Brief> Exclude the pictures and reproduce the remaining data exactly as written.

Data extract>
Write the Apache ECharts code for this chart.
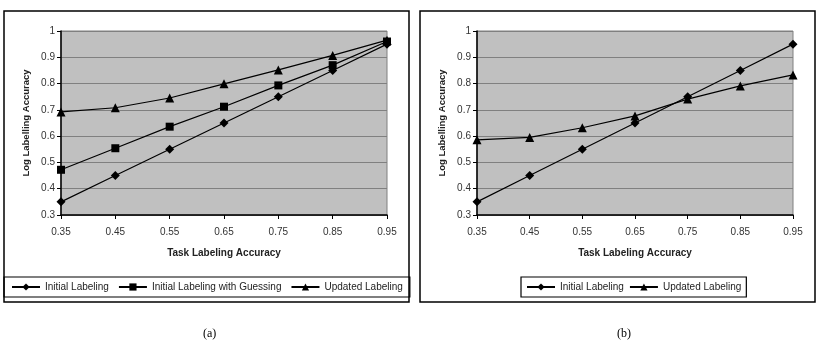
<!DOCTYPE html>
<html>
<head>
<meta charset="utf-8">
<script src="https://cdn.jsdelivr.net/npm/echarts@6/dist/echarts.min.js"></script>
<style>
  html, body { margin: 0; padding: 0; background: #fff; }
  #chart { width: 829px; height: 341px; }
</style>
</head>
<body>
<div id="chart"></div>
<script>
// task labeling accuracy (x categories)
const taskAcc = ['0.35', '0.45', '0.55', '0.65', '0.75', '0.85', '0.95']

// panel (a)
const initialA = [0.35, 0.45, 0.55, 0.65, 0.75, 0.85, 0.95]
const guessingA = [0.472, 0.554, 0.636, 0.712, 0.793, 0.87, 0.96]
const updatedA = [0.692, 0.708, 0.745, 0.799, 0.852, 0.907, 0.965]

// panel (b)
const initialB = [0.35, 0.45, 0.55, 0.65, 0.75, 0.85, 0.95]
const updatedB = [0.586, 0.595, 0.632, 0.677, 0.741, 0.791, 0.833]

const FONT = 'Liberation Sans, Arial, sans-serif'

const chart = echarts.init(document.getElementById('chart'))

function xAxis(idx) {
  return {
    type: 'category',
    gridIndex: idx,
    data: taskAcc,
    boundaryGap: false,
    name: 'Task Labeling Accuracy',
    nameLocation: 'middle',
    nameGap: 33,
    nameTextStyle: { fontFamily: FONT, fontSize: 10, fontWeight: 'bold', color: '#222' },
    axisLine: { lineStyle: { color: '#000', width: 1.5 } },
    axisTick: { show: true, alignWithLabel: true, length: 4, lineStyle: { color: '#000' } },
    axisLabel: { fontFamily: FONT, fontSize: 10, color: '#333', margin: 12 },
    splitLine: { show: false }
  }
}

function yAxis(idx) {
  return {
    type: 'value',
    gridIndex: idx,
    min: 0.3,
    max: 1,
    interval: 0.1,
    name: 'Log Labelling Accuracy',
    nameLocation: 'middle',
    nameRotate: 90,
    nameGap: 30,
    nameTextStyle: { fontFamily: FONT, fontSize: 9.5, fontWeight: 'bold', color: '#222' },
    axisLine: { show: true, lineStyle: { color: '#000', width: 1.5 } },
    axisTick: { show: true, length: 4, lineStyle: { color: '#000' } },
    axisLabel: {
      fontFamily: FONT, fontSize: 10, color: '#333', margin: 6,
      formatter: v => String(Math.round(v * 10) / 10)
    },
    splitLine: { show: true, lineStyle: { color: '#808080', width: 1 } }
  }
}

function line(name, data, symbol, size, idx) {
  return {
    name: name,
    type: 'line',
    xAxisIndex: idx,
    yAxisIndex: idx,
    data: data,
    symbol: symbol,
    symbolSize: size,
    showAllSymbol: true,
    lineStyle: { color: '#000', width: 1.2 },
    itemStyle: { color: '#000' },
    animation: false
  }
}

const legendText = { fontFamily: FONT, fontSize: 10, color: '#222' }

chart.setOption({
  backgroundColor: '#fff',
  animation: false,
  graphic: [
    { type: 'rect', shape: { x: 4, y: 11, width: 405, height: 291 },
      style: { fill: 'none', stroke: '#000', lineWidth: 1.5 } },
    { type: 'rect', shape: { x: 420, y: 11, width: 395, height: 291 },
      style: { fill: 'none', stroke: '#000', lineWidth: 1.5 } },
    { type: 'text', left: 203, top: 328,
      style: { text: '(a)', font: '12px Liberation Serif, Times New Roman, serif', fill: '#000' } },
    { type: 'text', left: 617, top: 328,
      style: { text: '(b)', font: '12px Liberation Serif, Times New Roman, serif', fill: '#000' } }
  ],
  grid: [
    { left: 61, right: 442, top: 31, bottom: 126, show: true,
      backgroundColor: '#c0c0c0', borderColor: '#808080', borderWidth: 1 },
    { left: 477, right: 36, top: 31, bottom: 126, show: true,
      backgroundColor: '#c0c0c0', borderColor: '#808080', borderWidth: 1 }
  ],
  xAxis: [xAxis(0), xAxis(1)],
  yAxis: [yAxis(0), yAxis(1)],
  legend: [
    {
      data: ['Initial Labeling', 'Initial Labeling with Guessing', 'Updated Labeling A'],
      left: 4, top: 277, width: 405,
      itemWidth: 28, itemHeight: 9, itemGap: 9,
      padding: [5, 7],
      borderColor: '#000', borderWidth: 1.2,
      textStyle: legendText,
      formatter: n => n.replace(' A', ''),
      selectedMode: false
    },
    {
      data: ['Initial Labeling B', 'Updated Labeling'],
      left: 521, top: 277,
      itemWidth: 28, itemHeight: 9, itemGap: 5,
      padding: [5, 5],
      borderColor: '#000', borderWidth: 1.2,
      textStyle: legendText,
      formatter: n => n.replace(' B', ''),
      selectedMode: false
    }
  ],
  series: [
    line('Initial Labeling', initialA, 'diamond', 9, 0),
    line('Initial Labeling with Guessing', guessingA, 'rect', 8, 0),
    line('Updated Labeling A', updatedA, 'triangle', 9, 0),
    line('Initial Labeling B', initialB, 'diamond', 9, 1),
    line('Updated Labeling', updatedB, 'triangle', 9, 1)
  ]
})
</script>
</body>
</html>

Answer>
Write the Apache ECharts code for this chart.
<!DOCTYPE html>
<html>
<head>
<meta charset="utf-8">
<script src="https://cdn.jsdelivr.net/npm/echarts@6/dist/echarts.min.js"></script>
<style>
  html, body { margin: 0; padding: 0; background: #fff; }
  #chart { width: 829px; height: 341px; }
</style>
</head>
<body>
<div id="chart"></div>
<script>
// task labeling accuracy (x categories)
const taskAcc = ['0.35', '0.45', '0.55', '0.65', '0.75', '0.85', '0.95']

// panel (a)
const initialA = [0.35, 0.45, 0.55, 0.65, 0.75, 0.85, 0.95]
const guessingA = [0.472, 0.554, 0.636, 0.712, 0.793, 0.87, 0.96]
const updatedA = [0.692, 0.708, 0.745, 0.799, 0.852, 0.907, 0.965]

// panel (b)
const initialB = [0.35, 0.45, 0.55, 0.65, 0.75, 0.85, 0.95]
const updatedB = [0.586, 0.595, 0.632, 0.677, 0.741, 0.791, 0.833]

const FONT = 'Liberation Sans, Arial, sans-serif'

const chart = echarts.init(document.getElementById('chart'))

function xAxis(idx) {
  return {
    type: 'category',
    gridIndex: idx,
    data: taskAcc,
    boundaryGap: false,
    name: 'Task Labeling Accuracy',
    nameLocation: 'middle',
    nameGap: 33,
    nameTextStyle: { fontFamily: FONT, fontSize: 10, fontWeight: 'bold', color: '#222' },
    axisLine: { lineStyle: { color: '#000', width: 1.5 } },
    axisTick: { show: true, alignWithLabel: true, length: 4, lineStyle: { color: '#000' } },
    axisLabel: { fontFamily: FONT, fontSize: 10, color: '#333', margin: 12 },
    splitLine: { show: false }
  }
}

function yAxis(idx) {
  return {
    type: 'value',
    gridIndex: idx,
    min: 0.3,
    max: 1,
    interval: 0.1,
    name: 'Log Labelling Accuracy',
    nameLocation: 'middle',
    nameRotate: 90,
    nameGap: 30,
    nameTextStyle: { fontFamily: FONT, fontSize: 9.5, fontWeight: 'bold', color: '#222' },
    axisLine: { show: true, lineStyle: { color: '#000', width: 1.5 } },
    axisTick: { show: true, length: 4, lineStyle: { color: '#000' } },
    axisLabel: {
      fontFamily: FONT, fontSize: 10, color: '#333', margin: 6,
      formatter: v => String(Math.round(v * 10) / 10)
    },
    splitLine: { show: true, lineStyle: { color: '#808080', width: 1 } }
  }
}

function line(name, data, symbol, size, idx) {
  return {
    name: name,
    type: 'line',
    xAxisIndex: idx,
    yAxisIndex: idx,
    data: data,
    symbol: symbol,
    symbolSize: size,
    showAllSymbol: true,
    lineStyle: { color: '#000', width: 1.2 },
    itemStyle: { color: '#000' },
    animation: false
  }
}

const legendText = { fontFamily: FONT, fontSize: 10, color: '#222' }

chart.setOption({
  backgroundColor: '#fff',
  animation: false,
  graphic: [
    { type: 'rect', shape: { x: 4, y: 11, width: 405, height: 291 },
      style: { fill: 'none', stroke: '#000', lineWidth: 1.5 } },
    { type: 'rect', shape: { x: 420, y: 11, width: 395, height: 291 },
      style: { fill: 'none', stroke: '#000', lineWidth: 1.5 } },
    { type: 'text', left: 203, top: 328,
      style: { text: '(a)', font: '12px Liberation Serif, Times New Roman, serif', fill: '#000' } },
    { type: 'text', left: 617, top: 328,
      style: { text: '(b)', font: '12px Liberation Serif, Times New Roman, serif', fill: '#000' } }
  ],
  grid: [
    { left: 61, right: 442, top: 31, bottom: 126, show: true,
      backgroundColor: '#c0c0c0', borderColor: '#808080', borderWidth: 1 },
    { left: 477, right: 36, top: 31, bottom: 126, show: true,
      backgroundColor: '#c0c0c0', borderColor: '#808080', borderWidth: 1 }
  ],
  xAxis: [xAxis(0), xAxis(1)],
  yAxis: [yAxis(0), yAxis(1)],
  legend: [
    {
      data: ['Initial Labeling', 'Initial Labeling with Guessing', 'Updated Labeling A'],
      left: 4, top: 277, width: 405,
      itemWidth: 28, itemHeight: 9, itemGap: 9,
      padding: [5, 7],
      borderColor: '#000', borderWidth: 1.2,
      textStyle: legendText,
      formatter: n => n.replace(' A', ''),
      selectedMode: false
    },
    {
      data: ['Initial Labeling B', 'Updated Labeling'],
      left: 521, top: 277,
      itemWidth: 28, itemHeight: 9, itemGap: 5,
      padding: [5, 5],
      borderColor: '#000', borderWidth: 1.2,
      textStyle: legendText,
      formatter: n => n.replace(' B', ''),
      selectedMode: false
    }
  ],
  series: [
    line('Initial Labeling', initialA, 'diamond', 9, 0),
    line('Initial Labeling with Guessing', guessingA, 'rect', 8, 0),
    line('Updated Labeling A', updatedA, 'triangle', 9, 0),
    line('Initial Labeling B', initialB, 'diamond', 9, 1),
    line('Updated Labeling', updatedB, 'triangle', 9, 1)
  ]
})
</script>
</body>
</html>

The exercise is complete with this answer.